The Regulatory Vacuum
The hearing also underscored a broader policy gap. While individual states have crafted their own rules for testing and operating autonomous vehicles, there is still no comprehensive national framework that clearly defines:
– What marketing terms like “self-driving,” “autonomous,” and “driverless” are allowed to mean
– Minimum safety and reporting requirements for commercial robotaxi services
– Standard protocols for remote assistance, including training, location, and oversight of operators
Without uniform federal standards, companies can tailor their public messaging to highlight innovation while glossing over technical and operational caveats. Lawmakers signaled growing impatience with this patchwork approach and hinted at future legislation that would impose clearer definitions and stricter disclosure obligations.
The Risk of Overhyping the Technology
The language used to describe these systems isn’t a mere branding issue; it can shape real-world behavior. If riders, pedestrians, and other drivers believe a vehicle is truly “self-driving,” they may assume:
– The car will flawlessly handle any situation that arises
– No human is overseeing the system
– They bear little responsibility for monitoring or intervening
History offers a cautionary tale. Earlier semi-automated systems branded with names suggesting full autonomy led some drivers to misuse the technology, resulting in preventable crashes. Safety advocates fear that invoking “self-driving” for services that quietly rely on human backup risks repeating similar mistakes at a citywide scale.
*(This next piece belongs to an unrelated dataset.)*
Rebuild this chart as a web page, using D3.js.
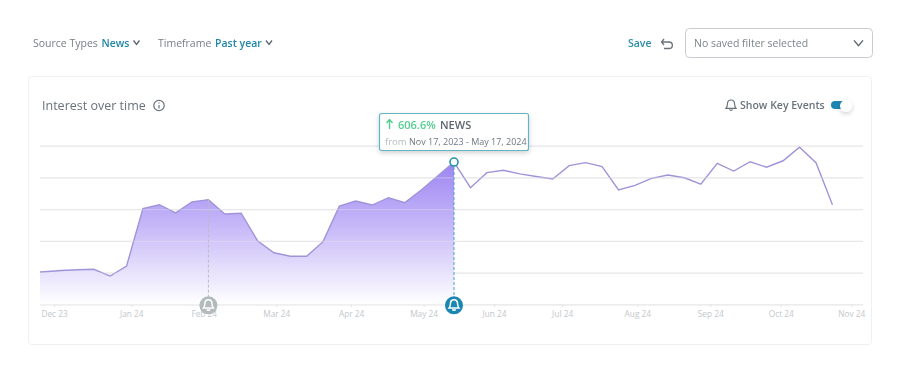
<!DOCTYPE html>
<html>
<head>
<meta charset="utf-8">
<script src="https://cdn.jsdelivr.net/npm/d3@7"></script>
<style>
    html, body { margin: 0; padding: 0; background: #fff; }
    svg { display: block; font-family: "Open Sans", sans-serif; }
    .axis path { display: none; }
    .axis line { stroke: #e3e5e8; }
    .axis text { fill: #c3c7cb; font-size: 8.3px; font-family: "Open Sans", sans-serif; }
    .grid line { stroke: #e9e9ec; stroke-width: 1.3; }
    .grid path { display: none; }
</style>
</head>
<body>
<div id="chart"></div>
<script>
// weekly points, friday to friday
let weekDates = ["2023-11-17", "2023-11-24", "2023-12-01", "2023-12-08", "2023-12-15", "2023-12-22", "2023-12-29",
    "2024-01-05", "2024-01-12", "2024-01-19", "2024-01-26", "2024-02-02", "2024-02-09", "2024-02-16", "2024-02-23",
    "2024-03-01", "2024-03-08", "2024-03-15", "2024-03-22", "2024-03-29", "2024-04-05", "2024-04-12", "2024-04-19",
    "2024-04-26", "2024-05-03", "2024-05-10", "2024-05-17", "2024-05-24", "2024-05-31", "2024-06-07", "2024-06-14",
    "2024-06-21", "2024-06-28", "2024-07-05", "2024-07-12", "2024-07-19", "2024-07-26", "2024-08-02", "2024-08-09",
    "2024-08-16", "2024-08-23", "2024-08-30", "2024-09-06", "2024-09-13", "2024-09-20", "2024-09-27", "2024-10-04",
    "2024-10-11", "2024-10-18", "2024-10-25"];
let interest = [19.9, 20.5, 21.3, 21.8, 22.1, 17.8, 24.1, 60.3, 62.8, 57.6, 64.5, 66, 56.9, 57.4, 40.1, 32.5, 30.3,
    30.3, 39.5, 62, 65.1, 62.6, 67.2, 64.1, 72.1, 80.9, 89.7, 73.5, 83, 84.5, 82.2, 80.6, 79, 87.4, 89.3, 86.8, 72.1,
    75, 79.4, 81.5, 79.8, 75.7, 88.9, 84, 89.9, 86.4, 90.5, 99, 89.3, 62.8];
let tickDates = ["2023-11-28", "2023-12-31", "2024-01-31", "2024-03-02", "2024-04-03", "2024-05-04", "2024-06-03",
    "2024-07-02", "2024-08-03", "2024-09-03", "2024-10-03", "2024-11-02"];
let tickLabels = ["Dec 23", "Jan 24", "Feb 24", "Mar 24", "Apr 24", "May 24", "Jun 24", "Jul 24", "Aug 24", "Sep 24",
    "Oct 24", "Nov 24"];
let gridValues = [0, 20, 40, 60, 80, 100];
let selectedDate = "2024-05-17";
let keyEventDate = "2024-02-02";

const width = 900, height = 373;
const parseDate = d3.utcParse("%Y-%m-%d");
const bellPath = "M0,-5.5 C-2.6,-5.5 -3.6,-3.4 -3.6,-1.2 C-3.6,1 -4.2,1.8 -5,2.8 L5,2.8 C4.2,1.8 3.6,1 3.6,-1.2 C3.6,-3.4 2.6,-5.5 0,-5.5 Z M-1.5,3.9 C-1.1,5.2 1.1,5.2 1.5,3.9";

let data = weekDates.map((d, i) => ({date: parseDate(d), value: interest[i]}));
let selected = data.find((d) => +d.date === +parseDate(selectedDate));

let svg = d3.select("#chart")
    .append("svg")
    .attr("width", width)
    .attr("height", height);

let defs = svg.append("defs");
let grad = defs.append("linearGradient")
    .attr("id", "areaFill")
    .attr("x1", 0).attr("x2", 0).attr("y1", 0).attr("y2", 1);
grad.append("stop").attr("offset", "0%").attr("stop-color", "#9d84f2");
grad.append("stop").attr("offset", "45%").attr("stop-color", "#c6b8f8");
grad.append("stop").attr("offset", "100%").attr("stop-color", "#ffffff");

let shadow = defs.append("filter").attr("id", "soft")
    .attr("x", "-20%").attr("y", "-30%").attr("width", "140%").attr("height", "170%");
shadow.append("feDropShadow")
    .attr("dx", 0).attr("dy", 2).attr("stdDeviation", 2.5)
    .attr("flood-color", "#000").attr("flood-opacity", 0.18);

defs.append("clipPath").attr("id", "plotClip")
    .append("rect").attr("x", 40).attr("y", 100).attr("width", 824).attr("height", 210);

// card
svg.append("rect")
    .attr("x", 28.5).attr("y", 76.5).attr("width", 843).attr("height", 268).attr("rx", 3)
    .attr("fill", "#fff").attr("stroke", "#eef0f2");

// scales
let xScale = d3.scaleUtc()
    .domain([parseDate("2023-11-22"), parseDate(selectedDate), parseDate("2024-11-07")])
    .range([40, 454, 863]);
let yScale = d3.scaleLinear()
    .domain([0, 100])
    .range([304.3, 145.7]);

let yGrid = d3.axisLeft(yScale)
    .tickValues(gridValues)
    .tickSize(-823)
    .tickFormat("");
svg.append("g")
    .attr("class", "grid")
    .attr("transform", "translate(40,0)")
    .call(yGrid);

let xAxis = d3.axisBottom(xScale)
    .tickValues(tickDates.map(parseDate))
    .tickSize(3)
    .tickSizeOuter(0)
    .tickPadding(4)
    .tickFormat((d, i) => tickLabels[i]);
svg.append("g")
    .attr("class", "axis")
    .attr("transform", "translate(0,304.3)")
    .call(xAxis);

let area = d3.area()
    .x((d) => xScale(d.date))
    .y0(yScale(0))
    .y1((d) => yScale(d.value));
let line = d3.line()
    .x((d) => xScale(d.date))
    .y((d) => yScale(d.value));

let plot = svg.append("g").attr("clip-path", "url(#plotClip)");
plot.append("path")
    .datum(data.filter((d) => d.date <= selected.date))
    .attr("fill", "url(#areaFill)")
    .attr("d", area);
plot.append("path")
    .datum(data)
    .attr("fill", "none")
    .attr("stroke", "#a094d8")
    .attr("stroke-width", 1.4)
    .attr("d", line);

// grid stays faintly visible through the fill
svg.append("g")
    .attr("class", "grid")
    .attr("transform", "translate(40,0)")
    .attr("opacity", 0.35)
    .call(yGrid);

// key event markers
function marker(date, topValue, color, lineColor) {
    let x = xScale(date);
    svg.append("line")
        .attr("x1", x).attr("x2", x)
        .attr("y1", yScale(topValue)).attr("y2", yScale(0) - 6)
        .attr("stroke", lineColor)
        .attr("stroke-width", 1)
        .attr("stroke-dasharray", "3,2");
    svg.append("circle")
        .attr("cx", x).attr("cy", yScale(0) + 1).attr("r", 9)
        .attr("fill", color);
    svg.append("path")
        .attr("transform", "translate(" + x + "," + (yScale(0) + 1) + ")")
        .attr("d", bellPath)
        .attr("fill", "none")
        .attr("stroke", "#fff")
        .attr("stroke-width", 1.5);
}
marker(parseDate(keyEventDate), interest[weekDates.indexOf(keyEventDate)], "#b3babb", "#b9bcc4");
marker(selected.date, selected.value, "#1c86b3", "#45a6c4");

svg.append("circle")
    .attr("cx", xScale(selected.date))
    .attr("cy", yScale(selected.value))
    .attr("r", 4)
    .attr("fill", "#fff")
    .attr("stroke", "#2291a8")
    .attr("stroke-width", 1.6);

// tooltip
let tip = svg.append("g").attr("transform", "translate(379,113)");
tip.append("rect")
    .attr("x", 0.5).attr("y", 0.5).attr("width", 149).attr("height", 37).attr("rx", 2)
    .attr("fill", "#fff")
    .attr("stroke", "#62b4c2")
    .attr("stroke-width", 1.2)
    .attr("filter", "url(#soft)");
tip.append("path")
    .attr("d", "M10.5,16 V7 M7.5,10 L10.5,6.5 L13.5,10")
    .attr("fill", "none").attr("stroke", "#4fcf8e").attr("stroke-width", 1.4);
tip.append("text").attr("x", 19).attr("y", 15.5)
    .attr("font-size", 11).attr("font-weight", 600).attr("fill", "#55cf92").text("606.6%");
tip.append("text").attr("x", 61).attr("y", 15.5)
    .attr("font-size", 11).attr("font-weight", 600).attr("fill", "#5c6570").text("NEWS");
tip.append("text").attr("x", 6).attr("y", 32)
    .attr("font-size", 9.5).attr("fill", "#b5bac0").text("from");
tip.append("text").attr("x", 30).attr("y", 32)
    .attr("font-size", 9).attr("fill", "#6f7780").text("Nov 17, 2023 - May 17, 2024");

// filter bar
function label(x, y, txt, size, color, weight) {
    return svg.append("text")
        .attr("x", x).attr("y", y)
        .attr("font-size", size)
        .attr("fill", color)
        .attr("font-weight", weight || 400)
        .text(txt);
}
function chevron(x, y, w, h, color, sw) {
    svg.append("path")
        .attr("d", "M" + (x - w) + "," + (y - h) + " L" + x + "," + (y + h) + " L" + (x + w) + "," + (y - h))
        .attr("fill", "none")
        .attr("stroke", color)
        .attr("stroke-width", sw);
}
label(33, 47, "Source Types", 10.5, "#767e86");
label(101.5, 47, "News", 10.5, "#1f87a8", 600);
chevron(136.5, 42.5, 3, 2, "#5c6570", 1.3);
label(158, 47, "Timeframe", 10.5, "#767e86");
label(215, 47, "Past year", 10.5, "#1f87a8", 600);
chevron(269, 42.5, 3, 2, "#5c6570", 1.3);

label(628, 47, "Save", 10.5, "#2a8fb0", 600);
svg.append("path")
    .attr("d", "M664,39 L661.5,42 L664,45 M662,42 H669 C673.5,42 673.5,48.5 669,48.5 H664")
    .attr("fill", "none").attr("stroke", "#6a727a").attr("stroke-width", 1.3);
svg.append("rect")
    .attr("x", 685.5).attr("y", 28.5).attr("width", 187).attr("height", 29).attr("rx", 4)
    .attr("fill", "#fff").attr("stroke", "#c9cdd1");
label(694, 47, "No saved filter selected", 10.5, "#7c848b");
chevron(858.5, 43, 4.5, 2.6, "#5c6570", 1.4);

// card header
label(42, 110, "Interest over time", 12.5, "#6a727a");
svg.append("circle").attr("cx", 159).attr("cy", 105.5).attr("r", 5.2)
    .attr("fill", "none").attr("stroke", "#6a727a").attr("stroke-width", 1.2);
svg.append("path").attr("d", "M159,105 V108.5 M159,102.4 V103.6")
    .attr("stroke", "#6a727a").attr("stroke-width", 1.2);

svg.append("path")
    .attr("transform", "translate(731,105.5)")
    .attr("d", bellPath)
    .attr("fill", "none").attr("stroke", "#6a727a").attr("stroke-width", 1.2);
label(740, 109, "Show Key Events", 10.5, "#6a727a", 600);
svg.append("rect")
    .attr("x", 831).attr("y", 101).attr("width", 18).attr("height", 8).attr("rx", 4)
    .attr("fill", "#1c86b3");
svg.append("circle")
    .attr("cx", 846).attr("cy", 106).attr("r", 6)
    .attr("fill", "#fff").attr("filter", "url(#soft)");
</script>
</body>
</html>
Balancing Innovation and Accountability
Waymo, for its part, frames remote guidance as evidence of a responsible, layered safety strategy rather than a weakness. From the company’s perspective, ignoring the value of human judgment in rare edge cases would be reckless. Its executives argue that pairing advanced software with human-in-the-loop support can accelerate deployment while maintaining high safety margins.
But for regulators, the central issue is not whether human backup is inherently good or bad. It is whether the public is given a clear, accurate picture of how the system actually works—and how often it needs help. That question goes beyond Waymo to the entire autonomous vehicle sector.
To strike a sustainable balance, policymakers and experts are increasingly calling for:
– Standardized technical definitions of autonomy levels, enforceable in marketing and user documentation
– Mandatory reporting on intervention rates, including remote assistance events
– Independent safety audits of both software performance and remote-operator programs
– Clear communication to riders explaining what the vehicle can and cannot do, and what human roles are still involved
What Comes Next for Waymo and the Industry
The Capitol Hill grilling marks a turning point in how Washington scrutinizes self-driving claims. As robotaxi pilots expand and more cities confront the daily realities of sharing the road with autonomous fleets, the veneer of futuristic inevitability is giving way to practical questions of governance, labor, and safety.
For Waymo, the challenge will be to maintain its reputation as a technical leader while adapting to a more demanding regulatory and political environment. That likely means greater transparency about remote assistance, more detailed safety metrics, and less reliance on broad-brush labels that invite misinterpretation.
For the broader industry, the hearing is a warning shot: the era of loosely defined “self-driving” rhetoric is nearing its end. Companies that want to operate at scale on public roads in the United States will need not only cutting-edge software but also clear language, rigorous oversight, and a willingness to admit where humans are still very much part of the system.